The project achieved most of its objectives after a long implementation period lasting nearly ten years during which the country also began its transition to a market economy.  The quantity of work completed was about 60 percent of what was expected due to the depreciation of the dollar and inefficiency of the force account unit.  The substantial delays in implementation were due to poorly-conceived civil works contracts and slow procurement, lack of motivation and experience in the implementing agency, and the lack of an internal accounting system and auditing capacity.  These led IDA to suspend disbursements in 1990.  They were resumed a year later when the Government issued and implemented a Letter of Transport Sector Policy which had a highly positive impact on all aspects of the project's execution.  Institutional achievements include: (i) the ongoing conversion of the force account Public Equipment Service (SMTP) into a private rental company; (ii) liberalization of the road transport sector; (iii) and improvements made in preparing a multi-year road program and its financing.  The last achievement is being consolidated under the ongoing Transport Sector Project.  No economic rates of return (ERR) were calculated due to unavailability of data.  These are likely to be lower than the appraisal range of 15 to 34 percent, in light of lower than forecast traffic figures.

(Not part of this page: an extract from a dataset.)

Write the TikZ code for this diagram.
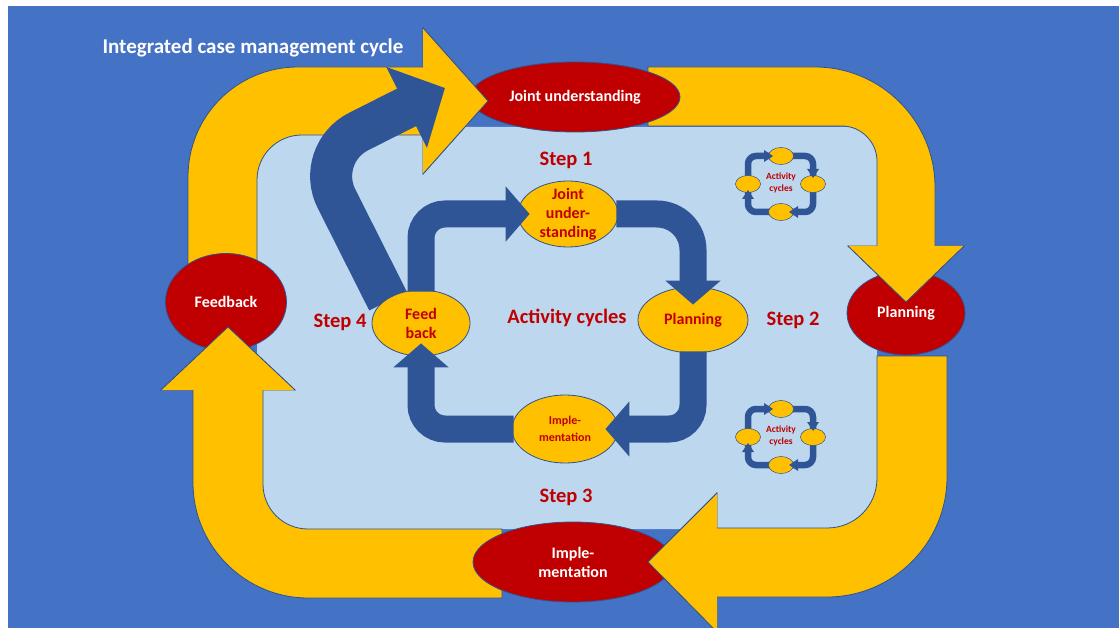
\documentclass[tikz,border=0pt]{standalone}
\usepackage{fontspec}
\setmainfont{Carlito}
\definecolor{SlideBlue}{RGB}{68,114,196}
\definecolor{PaleBlue} {RGB}{189,215,238}
\definecolor{ArmYellow}{RGB}{255,192,0}
\definecolor{OvalRed}  {RGB}{192,0,0}
\definecolor{LoopBlue} {RGB}{47,85,151}
\definecolor{EdgeBlue} {RGB}{47,82,143}
\usetikzlibrary{arrows.meta,shapes.geometric}

\begin{document}
\begin{tikzpicture}[x=1pt,y=-1pt,
  bigoval/.style={ellipse,draw=EdgeBlue,line width=0.8pt,fill=OvalRed,text=white,
    font=\fontsize{16}{19}\selectfont\bfseries,inner sep=-6pt,align=center},
  smalloval/.style={ellipse,draw=EdgeBlue,line width=0.8pt,fill=ArmYellow,text=OvalRed,
    font=\fontsize{16}{19}\selectfont\bfseries,inner sep=-6pt,align=center},
  arm/.style={fill=ArmYellow,draw=EdgeBlue,line width=0.8pt},
  looparrow/.style={draw=LoopBlue,line width=27pt,rounded corners=24pt,
    -{Triangle[length=24pt,width=54pt]}},
  steplabel/.style={text=OvalRed,font=\fontsize{20.5}{24}\selectfont\bfseries},
  minilabel/.style={text=OvalRed,font=\fontsize{9.5}{11.5}\selectfont\bfseries,align=center}]
  \useasboundingbox (0,0) rectangle (1119,628);
  % Slide background
  \fill[white] (0,0) rectangle (1119,628);
  \fill[SlideBlue] (8,6) rectangle (1119,628);
  \fill[PaleBlue,rounded corners=30pt] (257,127) rectangle (877,529);
  % Outer arms (yellow)
  \path[arm] (188,290) -- (188,177) .. controls (188,116) and (237,67) .. (298,67)
    -- (423,67) -- (423,28) -- (488,101) -- (423,174) -- (423,135) -- (302,135)
    .. controls (277,135) and (257,155) .. (257,180) -- (257,290) -- cycle;
  \path[arm] (648,67) -- (815,67) .. controls (881,67) and (935,121) .. (935,187)
    -- (935,246) -- (964,246) -- (906,302) -- (848,246) -- (877,246) -- (877,161)
    .. controls (877,142) and (861,126) .. (842,126) -- (648,126) -- cycle;
  \path[arm] (877,356) -- (947,356) -- (947,477) .. controls (947,543) and (893,597) .. (827,597)
    -- (717,597) -- (717,632) -- (648,562) -- (717,493) -- (717,528) -- (827,528)
    .. controls (855,528) and (877,506) .. (877,478) -- cycle;
  \path[arm] (502,529) -- (502,598) -- (308,598) .. controls (245,598) and (193,546) .. (193,483)
    -- (193,390) -- (161,390) -- (228,327) -- (295,390) -- (263,390) -- (263,484)
    .. controls (263,509) and (283,529) .. (308,529) -- cycle;
  % Outer steps
  \node[bigoval,minimum width=210pt,minimum height=70pt] (jointbig) at (575,97) {Joint understanding};
  \node[bigoval,minimum width=118pt,minimum height=84pt] (planbig) at (906,313) {Planning};
  \node[bigoval,minimum width=200pt,minimum height=80pt] (implbig) at (573,562) {Imple-\\mentation};
  \node[bigoval,minimum width=121pt,minimum height=97pt] (feedbig) at (226,302) {Feedback};
  % Arm heads over the ovals
  \path[arm] (423,28) -- (488,101) -- (423,174);
  \path[arm] (964,246) -- (906,302) -- (848,246);
  \path[arm] (717,632) -- (648,562) -- (717,493);
  \path[arm] (161,390) -- (228,327) -- (295,390);
  % Feedback loop back to joint understanding
  \coordinate (loopstart) at (388,301);
  \coordinate (loopbend) at (314,154);
  \coordinate (looptip) at (445,88);
  \draw[LoopBlue,line width=42pt,rounded corners=50pt,-{Triangle[length=43pt,width=88pt]}]
    (loopstart) -- (loopbend) -- (looptip);
  % Activity cycle
  \node[smalloval,minimum width=100pt,minimum height=66pt] (jointsm) at (568,214) {Joint\\under-\\standing};
  \node[smalloval,minimum width=110pt,minimum height=66pt] (plansm) at (693,320) {Planning};
  \node[smalloval,minimum width=106pt,minimum height=68pt,
    font=\fontsize{12}{17}\selectfont\bfseries] (implsm) at (565,429) {Imple-\\mentation};
  \node[smalloval,minimum width=98pt,minimum height=66pt] (feedsm) at (421,323) {Feed\\back};
  \draw[looparrow] ([yshift=-2pt]feedsm.north) |- ([xshift=12pt]jointsm.west);
  \draw[looparrow,rounded corners=36pt] ([xshift=-2pt]jointsm.east) -| ([yshift=-18pt]plansm.north);
  \draw[looparrow] ([yshift=2pt]plansm.south) |- ([xshift=-13pt]implsm.east);
  \draw[looparrow] ([xshift=2pt]implsm.west) -| ([yshift=13pt]feedsm.south);
  % Labels
  \node[anchor=west,text=white,font=\fontsize{21}{25}\selectfont\bfseries] (title) at (99,48)
    {Integrated case management cycle};
  \node[steplabel] (step1) at (566,160) {Step 1};
  \node[steplabel] (step2) at (793,320) {Step 2};
  \node[steplabel] (step3) at (566,497) {Step 3};
  \node[steplabel] (step4) at (340,322) {Step 4};
  \node[steplabel] (cycles) at (567,318) {Activity cycles};
  % Small activity cycles
  \foreach \cy [count=\k] in {184,437}{
    \draw[LoopBlue,line width=6.5pt,rounded corners=8pt] (748,{\cy-28}) rectangle (813,{\cy+28});
    \filldraw[fill=ArmYellow,draw=EdgeBlue,line width=0.5pt]
      (781,{\cy-28}) ellipse [x radius=12.5pt,y radius=8.5pt]
      (813,\cy) ellipse [x radius=12.5pt,y radius=8.5pt]
      (781,{\cy+28}) ellipse [x radius=12.5pt,y radius=8.5pt]
      (748,\cy) ellipse [x radius=12.5pt,y radius=8.5pt];
    \fill[LoopBlue] (764,{\cy-34}) -- (773,{\cy-28}) -- (764,{\cy-22}) -- cycle;
    \fill[LoopBlue] (807,{\cy-15}) -- (813,{\cy-6}) -- (819,{\cy-15}) -- cycle;
    \fill[LoopBlue] (798,{\cy+22}) -- (789,{\cy+28}) -- (798,{\cy+34}) -- cycle;
    \fill[LoopBlue] (742,{\cy+15}) -- (748,{\cy+6}) -- (754,{\cy+15}) -- cycle;
    \node[minilabel] (mini\k) at (781,{\cy-1}) {Activity\\cycles};
  }
\end{tikzpicture}
\end{document}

The Operations Evaluation Department (OED) rates the project outcome as satisfactory (as in the ICR), its institutional development impact as moderate (as in the ICR), and sustainability as uncertain (vs. likely in the ICR).  The last rating reflects the fact that (i) an adequate funding mechanism for maintenance is not yet in place and, (ii) in spite of positive changes in sector policies, the sector institutions are still immature -as indicated by the lack of data to perform ex-post economic analyses.  Bank performance is rated satisfactory largely on account of its strong and successful supervision in the latter part of the project which compensated for a poor quality at entry caused by both deficient project identification and over-optimistic appraisal of the Borrower's implementation capacity.

The main lessons learned are that a clear sector wide policy backed by a strong Government commitment, is necessary for successful implementation of projects.  Technical assistance must be demand-driven, that is, borrower and stakeholder owned, well focused and coordinated with other donors in order to solve recurrent problems.  A future operation aims to address these issues.

The ICR is satisfactory.  The section on key lessons learned is particularly relevant because it suggests remedies which are specific to Mali and can be utilized in follow-on projects.

The project may be audited, together with other transport projects in Mali.